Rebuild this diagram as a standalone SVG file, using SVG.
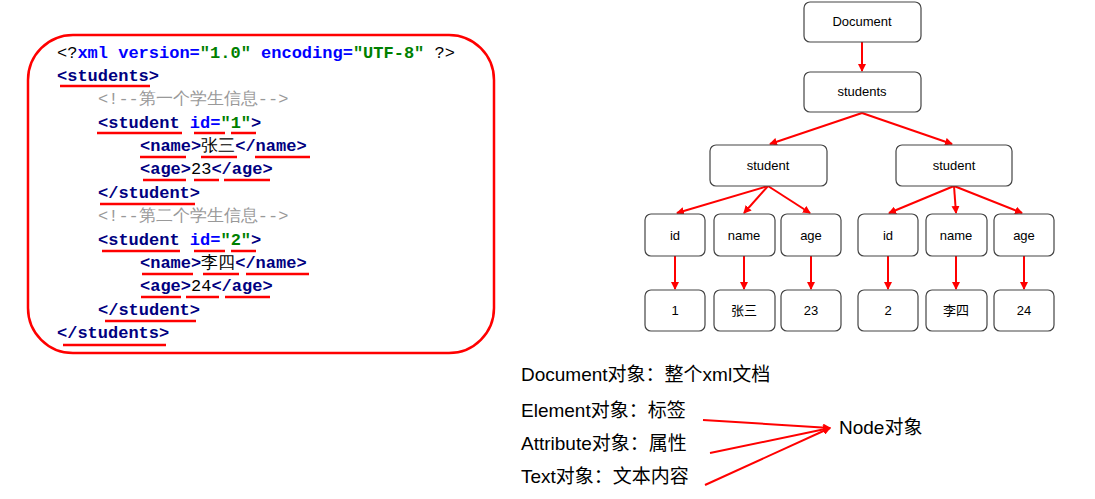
<svg xmlns="http://www.w3.org/2000/svg" width="1095" height="499" viewBox="0 0 1095 499">
<defs>
<marker id="ah" markerWidth="8" markerHeight="8" refX="7" refY="4" orient="auto" markerUnits="userSpaceOnUse"><path d="M0,0 L8,4 L0,8 z" fill="#ff0000"/></marker>
<style>
.code{font-family:"Liberation Mono","DejaVu Sans Mono",monospace;font-size:17px;font-weight:bold}
.t{fill:#000080}.a{fill:#0000ff}.v{fill:#008000}.c{fill:#999;font-weight:normal}.p{fill:#000;font-weight:normal}
.ul{stroke:#ff0000;stroke-width:2.5;fill:none}
.n rect{fill:#fff;stroke:#444;stroke-width:1.2}
.n text{font-family:"Liberation Sans","Noto Sans CJK SC",sans-serif;font-size:13px;text-anchor:middle;fill:#000}
.e{stroke:#ff0000;stroke-width:2;fill:none;marker-end:url(#ah)}
.lbl{font-family:"Liberation Sans","Noto Sans CJK SC",sans-serif;font-size:19px;fill:#000}
</style>
</defs>
<rect width="1095" height="499" fill="#fff"/>
<g id="code">
<rect x="28" y="35" width="466" height="318" rx="45" fill="none" stroke="#ff0000" stroke-width="2.5"/>
<g class="code">
<text x="57" y="58"><tspan class="p">&lt;?</tspan><tspan class="a">xml version=</tspan><tspan class="v">"1.0"</tspan> <tspan class="a">encoding=</tspan><tspan class="v">"UTF-8"</tspan><tspan class="p"> ?&gt;</tspan></text>
<text x="57" y="81" class="t">&lt;students&gt;</text>
<text x="98" y="104" class="c">&lt;!--第一个学生信息--&gt;</text>
<text x="98" y="128"><tspan class="t">&lt;student </tspan><tspan class="a">id=</tspan><tspan class="v">"1"</tspan><tspan class="t">&gt;</tspan></text>
<text x="140" y="151"><tspan class="t">&lt;name&gt;</tspan><tspan class="p">张三</tspan><tspan class="t">&lt;/name&gt;</tspan></text>
<text x="140" y="174"><tspan class="t">&lt;age&gt;</tspan><tspan class="p">23</tspan><tspan class="t">&lt;/age&gt;</tspan></text>
<text x="98" y="198" class="t">&lt;/student&gt;</text>
<text x="98" y="221" class="c">&lt;!--第二个学生信息--&gt;</text>
<text x="98" y="245"><tspan class="t">&lt;student </tspan><tspan class="a">id=</tspan><tspan class="v">"2"</tspan><tspan class="t">&gt;</tspan></text>
<text x="140" y="268"><tspan class="t">&lt;name&gt;</tspan><tspan class="p">李四</tspan><tspan class="t">&lt;/name&gt;</tspan></text>
<text x="140" y="291"><tspan class="t">&lt;age&gt;</tspan><tspan class="p">24</tspan><tspan class="t">&lt;/age&gt;</tspan></text>
<text x="98" y="315" class="t">&lt;/student&gt;</text>
<text x="57" y="338" class="t">&lt;/students&gt;</text>
</g>
<path class="ul" d="M60,86H150 M97,133H182 M194,133H225 M231,133H256 M140,157H186 M201,157H237 M255,157H310 M143,180H186 M194,180H219 M224,180H270 M100,204H195 M102,251H180 M194,251H225 M231,251H256 M142,274H193 M203,274H239 M246,274H309 M141,297H181 M186,297H219 M225,297H270 M105,321H196 M63,345H166"/>
</g>
<g id="connectors">
<path class="e" d="M862,42V71"/>
<path class="e" d="M862,113L770,144"/>
<path class="e" d="M862,113L952,144"/>
<path class="e" d="M768,186L677,213"/>
<path class="e" d="M768,186L744,213"/>
<path class="e" d="M768,186L810,213"/>
<path class="e" d="M954,186L889,213"/>
<path class="e" d="M954,186L956,213"/>
<path class="e" d="M954,186L1022,213"/>
<path class="e" d="M675,256V289"/><path class="e" d="M744,256V289"/><path class="e" d="M811,256V289"/>
<path class="e" d="M888,256V289"/><path class="e" d="M956,256V289"/><path class="e" d="M1024,256V289"/>
<path class="e" d="M703,420L830,428"/>
<path class="e" d="M710,453L830,428"/>
<path class="e" d="M705,485L830,428"/>
</g>
<g id="n-document" class="n"><rect x="804" y="2" width="117" height="40" rx="6"/><text x="862" y="26">Document</text></g>
<g id="n-students" class="n"><rect x="804" y="72" width="117" height="40" rx="6"/><text x="862" y="96">students</text></g>
<g id="n-student1" class="n"><rect x="710" y="145" width="117" height="41" rx="6"/><text x="768" y="170">student</text></g>
<g id="n-student2" class="n"><rect x="896" y="145" width="116" height="41" rx="6"/><text x="954" y="170">student</text></g>
<g id="n-id1" class="n"><rect x="645" y="214" width="60" height="42" rx="6"/><text x="675" y="240">id</text></g>
<g id="n-name1" class="n"><rect x="714" y="214" width="61" height="42" rx="6"/><text x="744" y="240">name</text></g>
<g id="n-age1" class="n"><rect x="781" y="214" width="60" height="42" rx="6"/><text x="811" y="240">age</text></g>
<g id="n-id2" class="n"><rect x="858" y="214" width="60" height="42" rx="6"/><text x="888" y="240">id</text></g>
<g id="n-name2" class="n"><rect x="926" y="214" width="61" height="42" rx="6"/><text x="956" y="240">name</text></g>
<g id="n-age2" class="n"><rect x="994" y="214" width="60" height="42" rx="6"/><text x="1024" y="240">age</text></g>
<g id="n-v1" class="n"><rect x="645" y="290" width="60" height="41" rx="6"/><text x="675" y="315">1</text></g>
<g id="n-v2" class="n"><rect x="714" y="290" width="61" height="41" rx="6"/><text x="744" y="315">张三</text></g>
<g id="n-v3" class="n"><rect x="781" y="290" width="60" height="41" rx="6"/><text x="811" y="315">23</text></g>
<g id="n-v4" class="n"><rect x="858" y="290" width="60" height="41" rx="6"/><text x="888" y="315">2</text></g>
<g id="n-v5" class="n"><rect x="926" y="290" width="61" height="41" rx="6"/><text x="956" y="315">李四</text></g>
<g id="n-v6" class="n"><rect x="994" y="290" width="60" height="41" rx="6"/><text x="1024" y="315">24</text></g>
<g id="legend">
<text class="lbl" x="521" y="381">Document对象：整个xml文档</text>
<text class="lbl" x="521" y="417">Element对象：标签</text>
<text class="lbl" x="521" y="450">Attribute对象：属性</text>
<text class="lbl" x="521" y="483">Text对象：文本内容</text>
<text class="lbl" x="839" y="434">Node对象</text>
</g>
</svg>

+++

(WHAT IS NEEDED): Write out the whole listing exactly, and drop the pictures.

(SOLUTION):
Rebuild this diagram as a standalone SVG file, using SVG.
<svg xmlns="http://www.w3.org/2000/svg" width="1095" height="499" viewBox="0 0 1095 499">
<defs>
<marker id="ah" markerWidth="8" markerHeight="8" refX="7" refY="4" orient="auto" markerUnits="userSpaceOnUse"><path d="M0,0 L8,4 L0,8 z" fill="#ff0000"/></marker>
<style>
.code{font-family:"Liberation Mono","DejaVu Sans Mono",monospace;font-size:17px;font-weight:bold}
.t{fill:#000080}.a{fill:#0000ff}.v{fill:#008000}.c{fill:#999;font-weight:normal}.p{fill:#000;font-weight:normal}
.ul{stroke:#ff0000;stroke-width:2.5;fill:none}
.n rect{fill:#fff;stroke:#444;stroke-width:1.2}
.n text{font-family:"Liberation Sans","Noto Sans CJK SC",sans-serif;font-size:13px;text-anchor:middle;fill:#000}
.e{stroke:#ff0000;stroke-width:2;fill:none;marker-end:url(#ah)}
.lbl{font-family:"Liberation Sans","Noto Sans CJK SC",sans-serif;font-size:19px;fill:#000}
</style>
</defs>
<rect width="1095" height="499" fill="#fff"/>
<g id="code">
<rect x="28" y="35" width="466" height="318" rx="45" fill="none" stroke="#ff0000" stroke-width="2.5"/>
<g class="code">
<text x="57" y="58"><tspan class="p">&lt;?</tspan><tspan class="a">xml version=</tspan><tspan class="v">"1.0"</tspan> <tspan class="a">encoding=</tspan><tspan class="v">"UTF-8"</tspan><tspan class="p"> ?&gt;</tspan></text>
<text x="57" y="81" class="t">&lt;students&gt;</text>
<text x="98" y="104" class="c">&lt;!--第一个学生信息--&gt;</text>
<text x="98" y="128"><tspan class="t">&lt;student </tspan><tspan class="a">id=</tspan><tspan class="v">"1"</tspan><tspan class="t">&gt;</tspan></text>
<text x="140" y="151"><tspan class="t">&lt;name&gt;</tspan><tspan class="p">张三</tspan><tspan class="t">&lt;/name&gt;</tspan></text>
<text x="140" y="174"><tspan class="t">&lt;age&gt;</tspan><tspan class="p">23</tspan><tspan class="t">&lt;/age&gt;</tspan></text>
<text x="98" y="198" class="t">&lt;/student&gt;</text>
<text x="98" y="221" class="c">&lt;!--第二个学生信息--&gt;</text>
<text x="98" y="245"><tspan class="t">&lt;student </tspan><tspan class="a">id=</tspan><tspan class="v">"2"</tspan><tspan class="t">&gt;</tspan></text>
<text x="140" y="268"><tspan class="t">&lt;name&gt;</tspan><tspan class="p">李四</tspan><tspan class="t">&lt;/name&gt;</tspan></text>
<text x="140" y="291"><tspan class="t">&lt;age&gt;</tspan><tspan class="p">24</tspan><tspan class="t">&lt;/age&gt;</tspan></text>
<text x="98" y="315" class="t">&lt;/student&gt;</text>
<text x="57" y="338" class="t">&lt;/students&gt;</text>
</g>
<path class="ul" d="M60,86H150 M97,133H182 M194,133H225 M231,133H256 M140,157H186 M201,157H237 M255,157H310 M143,180H186 M194,180H219 M224,180H270 M100,204H195 M102,251H180 M194,251H225 M231,251H256 M142,274H193 M203,274H239 M246,274H309 M141,297H181 M186,297H219 M225,297H270 M105,321H196 M63,345H166"/>
</g>
<g id="connectors">
<path class="e" d="M862,42V71"/>
<path class="e" d="M862,113L770,144"/>
<path class="e" d="M862,113L952,144"/>
<path class="e" d="M768,186L677,213"/>
<path class="e" d="M768,186L744,213"/>
<path class="e" d="M768,186L810,213"/>
<path class="e" d="M954,186L889,213"/>
<path class="e" d="M954,186L956,213"/>
<path class="e" d="M954,186L1022,213"/>
<path class="e" d="M675,256V289"/><path class="e" d="M744,256V289"/><path class="e" d="M811,256V289"/>
<path class="e" d="M888,256V289"/><path class="e" d="M956,256V289"/><path class="e" d="M1024,256V289"/>
<path class="e" d="M703,420L830,428"/>
<path class="e" d="M710,453L830,428"/>
<path class="e" d="M705,485L830,428"/>
</g>
<g id="n-document" class="n"><rect x="804" y="2" width="117" height="40" rx="6"/><text x="862" y="26">Document</text></g>
<g id="n-students" class="n"><rect x="804" y="72" width="117" height="40" rx="6"/><text x="862" y="96">students</text></g>
<g id="n-student1" class="n"><rect x="710" y="145" width="117" height="41" rx="6"/><text x="768" y="170">student</text></g>
<g id="n-student2" class="n"><rect x="896" y="145" width="116" height="41" rx="6"/><text x="954" y="170">student</text></g>
<g id="n-id1" class="n"><rect x="645" y="214" width="60" height="42" rx="6"/><text x="675" y="240">id</text></g>
<g id="n-name1" class="n"><rect x="714" y="214" width="61" height="42" rx="6"/><text x="744" y="240">name</text></g>
<g id="n-age1" class="n"><rect x="781" y="214" width="60" height="42" rx="6"/><text x="811" y="240">age</text></g>
<g id="n-id2" class="n"><rect x="858" y="214" width="60" height="42" rx="6"/><text x="888" y="240">id</text></g>
<g id="n-name2" class="n"><rect x="926" y="214" width="61" height="42" rx="6"/><text x="956" y="240">name</text></g>
<g id="n-age2" class="n"><rect x="994" y="214" width="60" height="42" rx="6"/><text x="1024" y="240">age</text></g>
<g id="n-v1" class="n"><rect x="645" y="290" width="60" height="41" rx="6"/><text x="675" y="315">1</text></g>
<g id="n-v2" class="n"><rect x="714" y="290" width="61" height="41" rx="6"/><text x="744" y="315">张三</text></g>
<g id="n-v3" class="n"><rect x="781" y="290" width="60" height="41" rx="6"/><text x="811" y="315">23</text></g>
<g id="n-v4" class="n"><rect x="858" y="290" width="60" height="41" rx="6"/><text x="888" y="315">2</text></g>
<g id="n-v5" class="n"><rect x="926" y="290" width="61" height="41" rx="6"/><text x="956" y="315">李四</text></g>
<g id="n-v6" class="n"><rect x="994" y="290" width="60" height="41" rx="6"/><text x="1024" y="315">24</text></g>
<g id="legend">
<text class="lbl" x="521" y="381">Document对象：整个xml文档</text>
<text class="lbl" x="521" y="417">Element对象：标签</text>
<text class="lbl" x="521" y="450">Attribute对象：属性</text>
<text class="lbl" x="521" y="483">Text对象：文本内容</text>
<text class="lbl" x="839" y="434">Node对象</text>
</g>
</svg>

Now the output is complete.